Predicting Performance

In a complex system such as an aircraft, the need exists to select the best possible match of pilot and vehicle. To do this, ES are used in ground-based test environments to provide a dynamic environment that adapts to the behavior of the pilot and challenge the pilot based on the correctness of the prior action. These systems utilize psychological principles of hu­man attention and motor skill to create a multiprocessing re­quirement in the human mind. ES capable of resolving these challenging environments then operate in the background of the test apparatus to provide a predictive model to the ex­pected behavior of the pilot, who is often behind the ES in resolving the problem. The predictive nature of these systems is implemented using both rules-based and neural network structures. The ES controls the timing and the difficulty of the task based on a Bayesian process that involves the users input and changing heuristic models that form the initial foundation of the models. The ES also uses a series of time – related rules that are derived as the system is exercised to control the tempo of the primary task—flying the aircraft. Secondary tasks are driven by the ES control algorithms and the pilots input. Results are compared to the past historical results of others who have been used to establish the baseline for comparison.

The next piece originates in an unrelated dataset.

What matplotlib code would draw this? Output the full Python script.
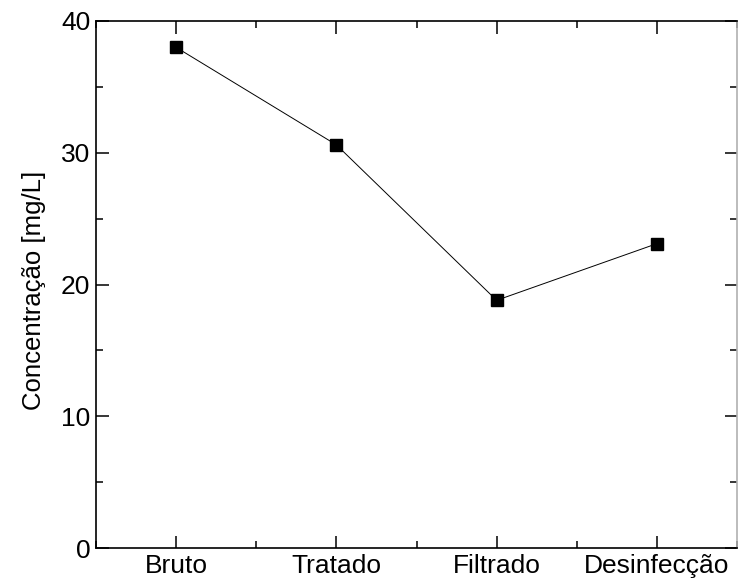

Evaluation of Pilot Performance

ESs most often emerge as the result of capturing knowledge of one or more experts in a format that facilitates computa­tional analysis. Typically the analysis is focused on directing the system to carry out certain rules and implement routines that have been programmed into the system. Often the goal of the ES designer is to achieve a human-like behavior from the system. One of the more difficult tasks of the ES designer is to implement a system that, in real-time or immediately following use, can assess the performance of the human com­ponent of the system. This is different from simply developing an ES that can influence the operator during its use. The ES needed to critique human behavior is required to have a set of analysis capabilities that not only relate to the rules and networks used in the system, but a set of principles that have their roots in the psychology of human actions.

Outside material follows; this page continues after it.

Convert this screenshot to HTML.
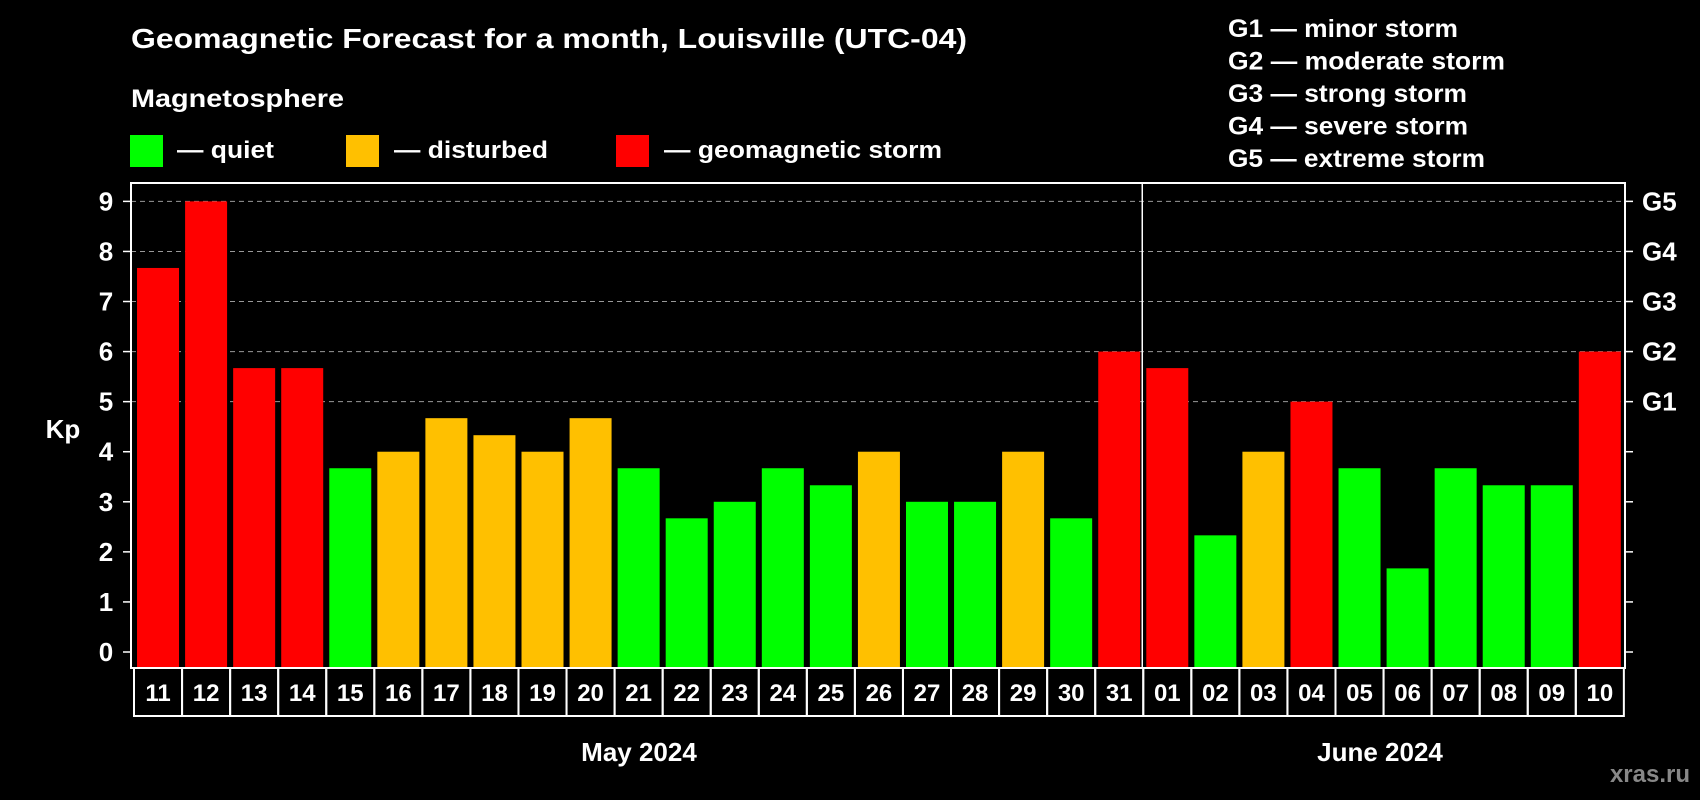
<!DOCTYPE html>
<html><head><meta charset="utf-8"><style>
html,body{margin:0;padding:0;background:#000;}
svg{display:block;font-family:"Liberation Sans",Arial,sans-serif;font-weight:bold;}
</style></head><body>
<svg id="chart" width="1700" height="800" viewBox="0 0 1700 800" xmlns="http://www.w3.org/2000/svg">
<rect width="1700" height="800" fill="#000"/>
<text x="131" y="48" fill="#fff" font-size="28" textLength="836" lengthAdjust="spacingAndGlyphs">Geomagnetic Forecast for a month, Louisville (UTC-04)</text>
<text x="131" y="107" fill="#fff" font-size="25" textLength="213" lengthAdjust="spacingAndGlyphs">Magnetosphere</text>
<g>
<rect x="130" y="135" width="33" height="32" fill="#00ff00"/>
<text x="177" y="158" fill="#fff" font-size="24" textLength="97" lengthAdjust="spacingAndGlyphs">— quiet</text></g>
<g>
<rect x="346" y="135" width="33" height="32" fill="#ffc000"/>
<text x="394" y="158" fill="#fff" font-size="24" textLength="154" lengthAdjust="spacingAndGlyphs">— disturbed</text></g>
<g>
<rect x="616" y="135" width="33" height="32" fill="#ff0000"/>
<text x="664" y="158" fill="#fff" font-size="24" textLength="278" lengthAdjust="spacingAndGlyphs">— geomagnetic storm</text></g>
<g fill="#fff" font-size="25">
<text x="1228" y="37" textLength="230" lengthAdjust="spacingAndGlyphs">G1 — minor storm</text>
<text x="1228" y="69.5" textLength="277" lengthAdjust="spacingAndGlyphs">G2 — moderate storm</text>
<text x="1228" y="102" textLength="239" lengthAdjust="spacingAndGlyphs">G3 — strong storm</text>
<text x="1228" y="134.5" textLength="240" lengthAdjust="spacingAndGlyphs">G4 — severe storm</text>
<text x="1228" y="167" textLength="257" lengthAdjust="spacingAndGlyphs">G5 — extreme storm</text>
</g>
<g id="plot"></g>
<text x="63" y="438" fill="#fff" font-size="26" text-anchor="middle">Kp</text>
<text x="639" y="761" fill="#fff" font-size="26" text-anchor="middle">May 2024</text>
<text x="1380" y="761" fill="#fff" font-size="26" text-anchor="middle">June 2024</text>
<text x="1690" y="782" fill="#888" font-size="24" text-anchor="end">xras.ru</text>
</svg>
<script>
const days = ["11","12","13","14","15","16","17","18","19","20","21","22","23","24","25","26","27","28","29","30","31","01","02","03","04","05","06","07","08","09","10"];
const kpValues = [7.67,9,5.67,5.67,3.67,4,4.67,4.33,4,4.67,3.67,2.67,3,3.67,3.33,4,3,3,4,2.67,6,5.67,2.33,4,5,3.67,1.67,3.67,3.33,3.33,6];
const yTicks = [0,1,2,3,4,5,6,7,8,9];
const gLabels = ["G1","G2","G3","G4","G5"];
const gLevels = [5,6,7,8,9];

const NS="http://www.w3.org/2000/svg";
const g=document.getElementById('plot');
const L=131,R=1625,T=183,B=668,y0=652,unit=50.07,pitch=48.06,bx0=134;
const y=v=>y0-v*unit;
const xc=i=>bx0+pitch*(i+0.5);
function mk(t,a,p){const e=document.createElementNS(NS,t);for(const k in a)e.setAttribute(k,a[k]);(p||g).appendChild(e);return e;}
function col(v){return v<4?"#00ff00":(v<5?"#ffc000":"#ff0000");}
gLevels.forEach(v=>{
 const l=mk('line',{x1:L,x2:R,y1:y(v),y2:y(v),stroke:'#999','stroke-dasharray':'5,4','stroke-width':1});
 
 
});
kpValues.forEach((v,i)=>{
 const r=mk('rect',{x:xc(i)-21,y:y(v),width:42,height:B-y(v),fill:col(v)});
 
 
});
const dv=mk('line',{x1:bx0+pitch*21-1,x2:bx0+pitch*21-1,y1:T,y2:B,stroke:'#fff','stroke-width':1.5});


const fr=mk('rect',{x:L,y:T,width:R-L,height:B-T,fill:'none',stroke:'#fff','stroke-width':2});


yTicks.forEach(v=>{
 mk('line',{x1:L-8,x2:L,y1:y(v),y2:y(v),stroke:'#fff','stroke-width':1.5});
 mk('line',{x1:R,x2:R+8,y1:y(v),y2:y(v),stroke:'#fff','stroke-width':1.5});
 const t=mk('text',{x:106,y:y(v)+9,fill:'#fff','font-size':26,'text-anchor':'middle'});
 t.textContent=v;
 
 
});
gLabels.forEach((s,i)=>{
 const t=mk('text',{x:1642,y:y(gLevels[i])+9,fill:'#fff','font-size':26});
 t.textContent=s;
 
 
});
days.forEach((d,i)=>{
 const r=mk('rect',{x:bx0+pitch*i,y:B,width:pitch,height:716-B,fill:'none',stroke:'#fff','stroke-width':2});
 
 
 const t=mk('text',{x:xc(i),y:701,fill:'#fff','font-size':24,'text-anchor':'middle'});
 t.textContent=d;
 
 
});
</script>
</body></html>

A number of systems exist that provide such an ability to assess pilot performance. These systems are developed to aid in predicting human performance, critique performance, and quantify performance for use in a variety of future activities such as curriculum design, monitoring and controlling qual­ity, or systems engineering. Conducting knowledge acquisi­tion for assessment requires the classification of the ‘‘expert’’ relative to the system user.

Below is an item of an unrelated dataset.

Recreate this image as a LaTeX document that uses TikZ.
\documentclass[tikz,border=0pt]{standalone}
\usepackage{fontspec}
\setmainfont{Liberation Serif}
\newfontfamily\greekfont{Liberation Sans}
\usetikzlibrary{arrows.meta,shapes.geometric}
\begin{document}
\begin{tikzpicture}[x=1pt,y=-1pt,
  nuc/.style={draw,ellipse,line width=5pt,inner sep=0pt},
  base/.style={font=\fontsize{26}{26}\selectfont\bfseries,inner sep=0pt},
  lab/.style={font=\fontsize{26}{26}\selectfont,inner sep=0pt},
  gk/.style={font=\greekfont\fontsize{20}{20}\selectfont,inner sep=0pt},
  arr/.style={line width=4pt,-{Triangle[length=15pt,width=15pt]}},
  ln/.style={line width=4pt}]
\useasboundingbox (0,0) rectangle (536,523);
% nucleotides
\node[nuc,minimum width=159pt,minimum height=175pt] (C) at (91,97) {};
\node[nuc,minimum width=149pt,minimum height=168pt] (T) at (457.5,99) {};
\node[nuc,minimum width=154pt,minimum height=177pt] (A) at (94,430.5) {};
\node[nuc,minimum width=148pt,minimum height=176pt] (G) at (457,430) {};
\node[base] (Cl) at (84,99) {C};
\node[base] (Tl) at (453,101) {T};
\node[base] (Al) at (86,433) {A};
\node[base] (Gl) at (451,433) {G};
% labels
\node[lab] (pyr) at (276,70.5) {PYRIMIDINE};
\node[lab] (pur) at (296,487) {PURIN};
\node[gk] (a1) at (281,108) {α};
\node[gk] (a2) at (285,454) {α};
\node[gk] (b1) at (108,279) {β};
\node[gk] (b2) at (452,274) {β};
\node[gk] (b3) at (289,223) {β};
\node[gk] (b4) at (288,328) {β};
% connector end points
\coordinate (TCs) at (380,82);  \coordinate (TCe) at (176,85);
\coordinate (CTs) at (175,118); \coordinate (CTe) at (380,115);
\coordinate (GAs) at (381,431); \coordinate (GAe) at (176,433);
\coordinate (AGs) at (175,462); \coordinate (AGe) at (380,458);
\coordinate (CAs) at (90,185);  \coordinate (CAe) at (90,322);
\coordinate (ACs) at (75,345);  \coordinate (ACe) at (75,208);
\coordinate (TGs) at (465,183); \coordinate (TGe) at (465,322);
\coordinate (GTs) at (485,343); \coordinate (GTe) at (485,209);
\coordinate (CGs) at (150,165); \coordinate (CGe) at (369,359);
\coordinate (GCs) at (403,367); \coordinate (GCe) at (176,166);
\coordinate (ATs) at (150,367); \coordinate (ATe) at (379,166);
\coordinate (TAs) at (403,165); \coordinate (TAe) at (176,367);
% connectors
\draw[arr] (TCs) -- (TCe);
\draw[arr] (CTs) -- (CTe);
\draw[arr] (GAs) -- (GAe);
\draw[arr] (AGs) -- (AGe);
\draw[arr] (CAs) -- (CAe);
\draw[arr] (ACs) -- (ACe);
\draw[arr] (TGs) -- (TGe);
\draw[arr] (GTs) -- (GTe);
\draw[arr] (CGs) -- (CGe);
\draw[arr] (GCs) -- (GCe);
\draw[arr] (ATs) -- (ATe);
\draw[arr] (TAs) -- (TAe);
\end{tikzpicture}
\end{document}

Pilots operate in a dynamic environment and the variables that comprise the reasoning and observable behavior of pilots is often very abstract or difficult to define. One of the best examples of an ES used in assessing pilot performance is the U. S. Navy effort to design and implement a model of the pilot in flight-test maneuvers. The pilot model is a combination of skill-based models and rules-based models (multiple model in­tegration) whereby the skill-based portion provides a feed­back path and the rule-based portion provides the inference and feed-forward path (20). This ES employs the use of the Rasmussen’s commonly recognized model of human error comprised of the hierarchical categories of knowledge-based, rule-based, and skill-based behaviors thought to lead to hu­man error. Using a quasi-linear model, the system is capable of quantifying skill-based pilot behavior. To resolve discrete decision tasks, the use of a fuzzy-logic scheme is employed, which supports rule-based behavioral assessments and, when combined with the skill-based models, results in inference rules that can be used to derive large classes of pilot tasks.